Focused on Health - October 2008

An MRI has more sensitivity than a mammogram,
but is more likely to lead to a false positive.

When Ho Chen Carius, R.N., made her annual appointment for a mammogram last January, she wasn’t expecting that the results would be anything but normal. That’s why she was surprised when the test picked up on what appeared to be an abnormal spot in her left breast.

“Although I don’t have a history of breast cancer in my family, I was concerned,” Ho Chen said. “As a nurse, I understand the importance of taking advantage of screening exams that can keep you healthy and potentially find disease in early stages.”

Suspicious Spot Leads to Breast MRI

After the mammogram, her doctor ordered her to have a breast MRI (Magnetic Resonance Imaging), a type of technology that uses a magnetic field, radio waves and computer technology to capture images of the breast.

“Compared to having a mammogram, MRI has increased sensitivity, meaning that it is less likely than a mammogram to miss a cancerous tumor,” said Therese Bevers, M.D., associate professor in Clinical Cancer Prevention at M. D. Anderson.

In a recent study, results showed that when certain women at increased for breast cancer had both a mammogram and an MRI there was a better chance of detecting cancer in its earliest stages when it’s easiest to treat. But because the chances of getting a false positive also are high, many healthy women are faced with unnecessary worry and stress.

This scenario is one that is all too familiar to Ho Chen. After several rounds of MRI testing, some results showed a suspicious spot and some returned normal leaving Ho Chen to wonder if she had cancer.

That’s when Ho Chen decided to take her health into her own hands, and she came to M. D. Anderson for a second opinion.

Test Results Confirm False Positive

After two additional MRI’s, M. D. Anderson doctors confirmed that the spot in question was benign (noncancerous) and recommended continued monitoring and follow up to ensure that the lesion did not turn cancerous.

“An MRI picks up many things, and many of these things tend to be nothing,” Bevers said. “Any woman who has ever had a false positive understands the stress that goes with it, so we have to carefully balance this increased sensitivity with the possibility of a false positive.”

MRI And Mammogram Recommended For Certain Women

M. D. Anderson experts recommend an MRI and mammogram for women who have one of the following:

  • Genetic test results showing a gene mutation: BRCA 1 or 2, Li-Fraumeni syndrome, Cowden syndrome or Bannayan-Riley-Ruvalcaba syndrome
  • First-degree relative (parent, child, sibling) with one of the above mutations (if the woman has not yet been tested)
  • Lifetime breast cancer risk of 20 to 25% or greater on an accepted risk assessment tool predominantly based on family history
  • History of radiation therapy to the chest (between the ages of 10 and 30)
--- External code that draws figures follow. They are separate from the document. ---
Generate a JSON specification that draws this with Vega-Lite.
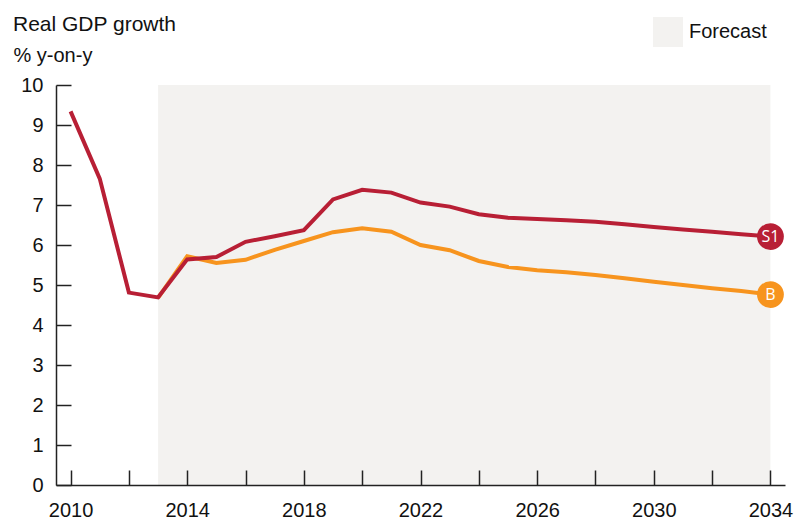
{
  "$schema": "https://vega.github.io/schema/vega-lite/v6.json",
  "width": 729,
  "height": 400,
  "autosize": {"type": "none"},
  "padding": {"left": 56, "top": 85, "right": 12, "bottom": 35},
  "background": "white",
  "config": {
    "view": {"stroke": null},
    "font": "Liberation Sans",
    "axis": {
      "domainColor": "#222222",
      "domainWidth": 1.5,
      "tickColor": "#222222",
      "tickWidth": 1.5,
      "tickSize": -15,
      "labelFont": "Liberation Sans",
      "labelFontSize": 20,
      "labelColor": "#111111",
      "labelOverlap": false,
      "grid": false,
      "zindex": 1
    }
  },
  "title": {
    "text": "Real GDP growth",
    "anchor": "start",
    "frame": "group",
    "dx": -43,
    "offset": -35,
    "baseline": "alphabetic",
    "fontSize": 21,
    "fontWeight": "normal",
    "color": "#111111"
  },
  "datasets": {
    "forecast": [{"start": 2013, "end": 2034, "label": "Forecast"}],
    "series": [
      {"year": 2013, "value": 4.68, "scenario": "B"},
      {"year": 2014, "value": 5.72, "scenario": "B"},
      {"year": 2015, "value": 5.55, "scenario": "B"},
      {"year": 2016, "value": 5.63, "scenario": "B"},
      {"year": 2017, "value": 5.88, "scenario": "B"},
      {"year": 2018, "value": 6.1, "scenario": "B"},
      {"year": 2019, "value": 6.32, "scenario": "B"},
      {"year": 2020, "value": 6.42, "scenario": "B"},
      {"year": 2021, "value": 6.33, "scenario": "B"},
      {"year": 2022, "value": 6.0, "scenario": "B"},
      {"year": 2023, "value": 5.87, "scenario": "B"},
      {"year": 2024, "value": 5.6, "scenario": "B"},
      {"year": 2025, "value": 5.45, "scenario": "B"},
      {"year": 2026, "value": 5.37, "scenario": "B"},
      {"year": 2027, "value": 5.32, "scenario": "B"},
      {"year": 2028, "value": 5.25, "scenario": "B"},
      {"year": 2029, "value": 5.17, "scenario": "B"},
      {"year": 2030, "value": 5.08, "scenario": "B"},
      {"year": 2031, "value": 5.0, "scenario": "B"},
      {"year": 2032, "value": 4.92, "scenario": "B"},
      {"year": 2033, "value": 4.85, "scenario": "B"},
      {"year": 2034, "value": 4.76, "scenario": "B"},
      {"year": 2010, "value": 9.34, "scenario": "S1"},
      {"year": 2011, "value": 7.66, "scenario": "S1"},
      {"year": 2012, "value": 4.81, "scenario": "S1"},
      {"year": 2013, "value": 4.69, "scenario": "S1"},
      {"year": 2014, "value": 5.64, "scenario": "S1"},
      {"year": 2015, "value": 5.7, "scenario": "S1"},
      {"year": 2016, "value": 6.08, "scenario": "S1"},
      {"year": 2017, "value": 6.22, "scenario": "S1"},
      {"year": 2018, "value": 6.37, "scenario": "S1"},
      {"year": 2019, "value": 7.14, "scenario": "S1"},
      {"year": 2020, "value": 7.38, "scenario": "S1"},
      {"year": 2021, "value": 7.31, "scenario": "S1"},
      {"year": 2022, "value": 7.06, "scenario": "S1"},
      {"year": 2023, "value": 6.96, "scenario": "S1"},
      {"year": 2024, "value": 6.77, "scenario": "S1"},
      {"year": 2025, "value": 6.68, "scenario": "S1"},
      {"year": 2026, "value": 6.65, "scenario": "S1"},
      {"year": 2027, "value": 6.62, "scenario": "S1"},
      {"year": 2028, "value": 6.58, "scenario": "S1"},
      {"year": 2029, "value": 6.52, "scenario": "S1"},
      {"year": 2030, "value": 6.45, "scenario": "S1"},
      {"year": 2031, "value": 6.39, "scenario": "S1"},
      {"year": 2032, "value": 6.33, "scenario": "S1"},
      {"year": 2033, "value": 6.27, "scenario": "S1"},
      {"year": 2034, "value": 6.21, "scenario": "S1"}
    ]
  },
  "layer": [
    {
      "data": {"name": "forecast"},
      "mark": {"type": "rect", "fillOpacity": 0.1},
      "encoding": {
        "x": {
          "field": "start",
          "type": "quantitative",
          "title": null,
          "scale": {"domain": [2009.5, 2034.5], "nice": false, "zero": false},
          "axis": {
            "tickCount": 13,
            "format": "d",
            "labelExpr": "datum.value % 4 == 2 ? datum.label : ''",
            "labelPadding": 30,
            "labelFlush": false,
            "zindex": 2
          }
        },
        "x2": {"field": "end"},
        "fill": {
          "field": "label",
          "type": "nominal",
          "scale": {"range": ["#877d69"]},
          "legend": {
            "orient": "none",
            "legendX": 597,
            "legendY": -68,
            "title": null,
            "symbolType": "square",
            "symbolSize": 900,
            "symbolStrokeWidth": 0,
            "symbolOpacity": 0.1,
            "labelFont": "Liberation Sans",
            "labelFontSize": 20,
            "labelColor": "#111111",
            "labelOffset": 6
          }
        }
      }
    },
    {
      "data": {"name": "series"},
      "mark": {"type": "line", "strokeWidth": 4},
      "encoding": {
        "x": {
          "field": "year",
          "type": "quantitative",
          "title": null,
          "axis": {
            "tickCount": 13,
            "format": "d",
            "labelExpr": "datum.value % 4 == 2 ? datum.label : ''",
            "labelPadding": 30,
            "labelFlush": false,
            "zindex": 2
          }
        },
        "y": {
          "field": "value",
          "type": "quantitative",
          "title": "% y-on-y",
          "scale": {"domain": [0, 10], "nice": false},
          "axis": {
            "values": [0, 1, 2, 3, 4, 5, 6, 7, 8, 9, 10],
            "labelPadding": 28,
            "zindex": 2,
            "titleAngle": 0,
            "titleAlign": "left",
            "titleBaseline": "alphabetic",
            "titleX": -43,
            "titleY": -24,
            "titleFont": "Liberation Sans",
            "titleFontSize": 20,
            "titleFontWeight": "normal",
            "titleColor": "#111111"
          }
        },
        "color": {
          "field": "scenario",
          "type": "nominal",
          "scale": {"domain": ["B", "S1"], "range": ["#f7941e", "#b81f35"]},
          "legend": null
        }
      }
    },
    {
      "data": {"name": "series"},
      "transform": [{"filter": "datum.year == 2034"}],
      "mark": {"type": "circle", "size": 720, "opacity": 1},
      "encoding": {
        "x": {
          "field": "year",
          "type": "quantitative",
          "title": null,
          "axis": {
            "tickCount": 13,
            "format": "d",
            "labelExpr": "datum.value % 4 == 2 ? datum.label : ''",
            "labelPadding": 30,
            "labelFlush": false,
            "zindex": 2
          }
        },
        "y": {
          "field": "value",
          "type": "quantitative",
          "title": "% y-on-y",
          "axis": {
            "values": [0, 1, 2, 3, 4, 5, 6, 7, 8, 9, 10],
            "labelPadding": 28,
            "zindex": 2,
            "titleAngle": 0,
            "titleAlign": "left",
            "titleBaseline": "alphabetic",
            "titleX": -43,
            "titleY": -24,
            "titleFont": "Liberation Sans",
            "titleFontSize": 20,
            "titleFontWeight": "normal",
            "titleColor": "#111111"
          }
        },
        "color": {"field": "scenario", "type": "nominal", "legend": null}
      }
    },
    {
      "data": {"name": "series"},
      "transform": [{"filter": "datum.year == 2034"}],
      "mark": {"type": "text", "color": "white", "fontSize": 16, "font": "Open Sans", "baseline": "middle", "align": "center"},
      "encoding": {
        "x": {
          "field": "year",
          "type": "quantitative",
          "title": null,
          "axis": {
            "tickCount": 13,
            "format": "d",
            "labelExpr": "datum.value % 4 == 2 ? datum.label : ''",
            "labelPadding": 30,
            "labelFlush": false,
            "zindex": 2
          }
        },
        "y": {
          "field": "value",
          "type": "quantitative",
          "title": "% y-on-y",
          "axis": {
            "values": [0, 1, 2, 3, 4, 5, 6, 7, 8, 9, 10],
            "labelPadding": 28,
            "zindex": 2,
            "titleAngle": 0,
            "titleAlign": "left",
            "titleBaseline": "alphabetic",
            "titleX": -43,
            "titleY": -24,
            "titleFont": "Liberation Sans",
            "titleFontSize": 20,
            "titleFontWeight": "normal",
            "titleColor": "#111111"
          }
        },
        "text": {"field": "scenario"}
      }
    }
  ]
}
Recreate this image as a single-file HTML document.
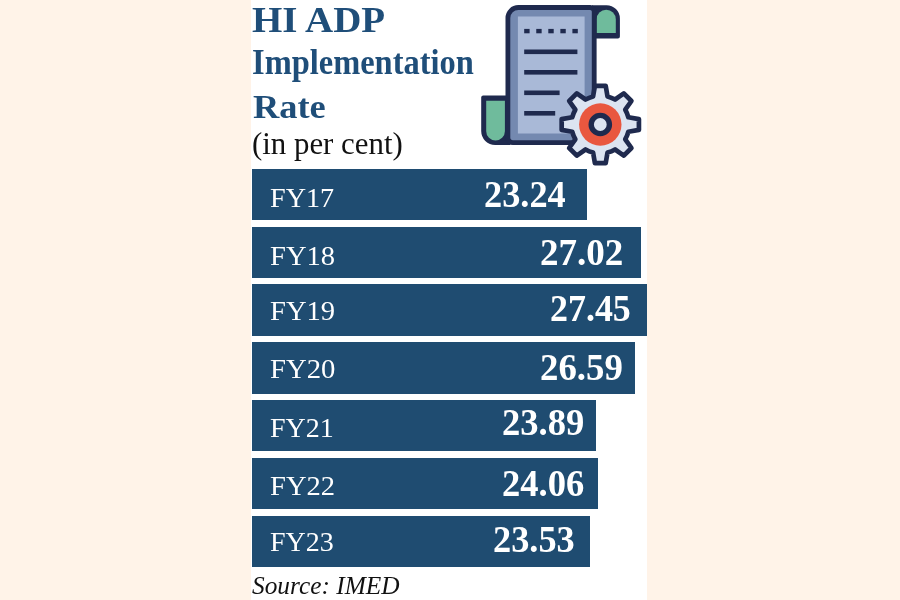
<!DOCTYPE html>
<html lang="en">
<head>
<meta charset="utf-8">
<title>HI ADP Implementation Rate</title>
<style>
html,body{margin:0;padding:0;}
body{width:900px;height:600px;background:#fff3e8;position:relative;overflow:hidden;font-family:"Liberation Serif",serif;}
.panel{position:absolute;left:251px;top:0;width:396px;height:600px;background:#fff;}
.t{position:absolute;white-space:nowrap;line-height:1;transform-origin:0 0;margin:0;font-weight:normal;}
.title{color:#1f4e79;font-weight:bold;}
.heading{margin:0;padding:0;font-size:inherit;font-weight:inherit;}
.sub{color:#111;}
.bar{position:absolute;left:252px;background:#1f4c71;}
.lab{color:#fff;}
.val{color:#fff;font-weight:bold;}
.src{color:#111;font-style:italic;}
svg.icon{position:absolute;left:0;top:0;}
</style>
</head>
<body>
<div class="panel"></div>
<h1 class="heading">
  <span class="t title" style="left:252.33px;top:1.85px;font-size:36px;transform:scaleX(1.0818);">HI ADP</span>
  <span class="t title" style="left:252.09px;top:45.42px;font-size:35.2px;transform:scaleX(0.9226);">Implementation</span>
  <span class="t title" style="left:252.57px;top:89.59px;font-size:33.8px;transform:scaleX(1.0768);">Rate</span>
</h1>
<p class="t sub" style="left:251.81px;top:128.50px;font-size:30.8px;transform:scaleX(1.0020);">(in per cent)</p>
<div class="chart">
  <div class="bar" style="top:169.0px;height:51.2px;width:334.5px;">
    <span class="t lab" style="left:18.10px;top:15.05px;font-size:28px;transform:scaleX(1.0044);">FY17</span>
    <span class="t val" style="left:232.17px;top:7.29px;font-size:37.5px;transform:scaleX(0.9685);">23.24</span>
  </div>
  <div class="bar" style="top:227.0px;height:50.7px;width:388.8px;">
    <span class="t lab" style="left:17.78px;top:14.55px;font-size:28px;transform:scaleX(1.0195);">FY18</span>
    <span class="t val" style="left:288.13px;top:6.89px;font-size:37.5px;transform:scaleX(0.9879);">27.02</span>
  </div>
  <div class="bar" style="top:284.3px;height:51.6px;width:395.0px;">
    <span class="t lab" style="left:17.78px;top:12.85px;font-size:28px;transform:scaleX(1.0205);">FY19</span>
    <span class="t val" style="left:298.48px;top:5.59px;font-size:37.5px;transform:scaleX(0.9580);">27.45</span>
  </div>
  <div class="bar" style="top:342.3px;height:51.4px;width:382.5px;">
    <span class="t lab" style="left:17.77px;top:12.45px;font-size:28px;transform:scaleX(1.0256);">FY20</span>
    <span class="t val" style="left:288.14px;top:6.69px;font-size:37.5px;transform:scaleX(0.9826);">26.59</span>
  </div>
  <div class="bar" style="top:400.3px;height:51.1px;width:344.0px;">
    <span class="t lab" style="left:17.80px;top:13.65px;font-size:28px;transform:scaleX(1.0005);">FY21</span>
    <span class="t val" style="left:249.75px;top:3.99px;font-size:37.5px;transform:scaleX(0.9752);">23.89</span>
  </div>
  <div class="bar" style="top:458.3px;height:50.9px;width:346.0px;">
    <span class="t lab" style="left:17.78px;top:13.85px;font-size:28px;transform:scaleX(1.0197);">FY22</span>
    <span class="t val" style="left:249.76px;top:6.69px;font-size:37.5px;transform:scaleX(0.9748);">24.06</span>
  </div>
  <div class="bar" style="top:515.7px;height:50.9px;width:338.3px;">
    <span class="t lab" style="left:17.80px;top:12.45px;font-size:28px;transform:scaleX(1.0006);">FY23</span>
    <span class="t val" style="left:240.86px;top:5.59px;font-size:37.5px;transform:scaleX(0.9691);">23.53</span>
  </div>
</div>
<p class="t src" style="left:252.38px;top:572.89px;font-size:25.8px;transform:scaleX(0.9823);">Source: IMED</p>
<svg class="icon" width="900" height="600" viewBox="0 0 900 600">
<path d="M483.2,95.5 H510 V145.1 H495.2 A14,14 0 0 1 481.2,131.1 V97.5 A2,2 0 0 1 483.2,95.5 Z" fill="#1f2a4e"/>
<path d="M486.2,100.8 H504.9 V131.2 A9.35,9.35 0 0 1 486.2,131.2 Z" fill="#6fbb9c"/>
<path d="M592,5.2 H606.5 A13.4,13.4 0 0 1 619.9,18.6 V36.6 A2,2 0 0 1 617.9,38.6 H592 Z" fill="#1f2a4e"/>
<path d="M596.6,33 V19.4 A9.6,9.6 0 0 1 615.8,19.4 V33 Z" fill="#6fbb9c"/>
<path d="M590.2,7.5 H518.4 A10.5,10.5 0 0 0 507.9,18 V137.7 A5,5 0 0 0 512.9,142.7 H594.2 V11.5 A4,4 0 0 0 590.2,7.5 Z" fill="#7489b0" stroke="#1f2a4e" stroke-width="4.8" stroke-linejoin="round"/>
<rect x="517.9" y="16.5" width="66.7" height="117" fill="#a9b9d7"/>
<rect x="524.20" y="28.9" width="5.4" height="4.4" fill="#1f2a4e"/>
<rect x="536.25" y="28.9" width="5.4" height="4.4" fill="#1f2a4e"/>
<rect x="548.30" y="28.9" width="5.4" height="4.4" fill="#1f2a4e"/>
<rect x="560.35" y="28.9" width="5.4" height="4.4" fill="#1f2a4e"/>
<rect x="572.40" y="28.9" width="5.4" height="4.4" fill="#1f2a4e"/>
<rect x="524.2" y="49.50" width="53.20" height="4.6" fill="#1f2a4e"/>
<rect x="524.2" y="70.00" width="53.20" height="4.6" fill="#1f2a4e"/>
<rect x="524.2" y="90.50" width="35.40" height="4.6" fill="#1f2a4e"/>
<rect x="524.2" y="111.00" width="31.00" height="4.6" fill="#1f2a4e"/>
<path d="M593.10,96.41L594.90,85.88L605.70,85.88L607.50,96.41A29.0,29.0 0 0 1 615.07,99.54L623.79,93.37L631.43,101.01L625.26,109.73A29.0,29.0 0 0 1 628.39,117.30L638.92,119.10L638.92,129.90L628.39,131.70A29.0,29.0 0 0 1 625.26,139.27L631.43,147.99L623.79,155.63L615.07,149.46A29.0,29.0 0 0 1 607.50,152.59L605.70,163.12L594.90,163.12L593.10,152.59A29.0,29.0 0 0 1 585.53,149.46L576.81,155.63L569.17,147.99L575.34,139.27A29.0,29.0 0 0 1 572.21,131.70L561.68,129.90L561.68,119.10L572.21,117.30A29.0,29.0 0 0 1 575.34,109.73L569.17,101.01L576.81,93.37L585.53,99.54A29.0,29.0 0 0 1 593.10,96.41Z" fill="#dce4f1" stroke="#1f2a4e" stroke-width="4.7" stroke-linejoin="round"/>
<circle cx="600.3" cy="124.5" r="21.2" fill="#e9573f"/>
<circle cx="600.3" cy="124.5" r="9.1" fill="#dce4f1" stroke="#1f2a4e" stroke-width="5.4"/>
</svg>
</body>
</html>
Mammogram Recommended for Most Women

At this time, it is unknown whether an MRI is beneficial for women who do not meet any of the above criteria. For most women, M. D. Anderson recommends the following breast cancer screening guidelines:

  • All women should be familiar with their breasts so that they will notice any changes and report them to their doctor without delay
  • Age 20–39, clinical breast exam (an examination of your breasts by your doctor) every one to three years
  • Age 40 and older, yearly mammograms and clinical breast exams, continuing for as long as a woman is in good health

Screening Exams Can Save Lives

“Thankfully, my tests results showed a false positive and not cancer, but I experienced a great deal of stress and worry before I knew my results,” Ho Chen said. “I will continue to get checked annually and encourage my friends and family members to do the same because taking advantage of screening exams could save your own life or a loved one’s life.”

Know Your Breast Cancer Risk

Women should speak with their health care provider to determine if they are at high risk of developing breast cancer and if an MRI scan would be appropriate. A woman’s health care provider can help her determine what screening tests are appropriate. Women also should check with their health insurance company to see if the cost of a screening MRI is covered.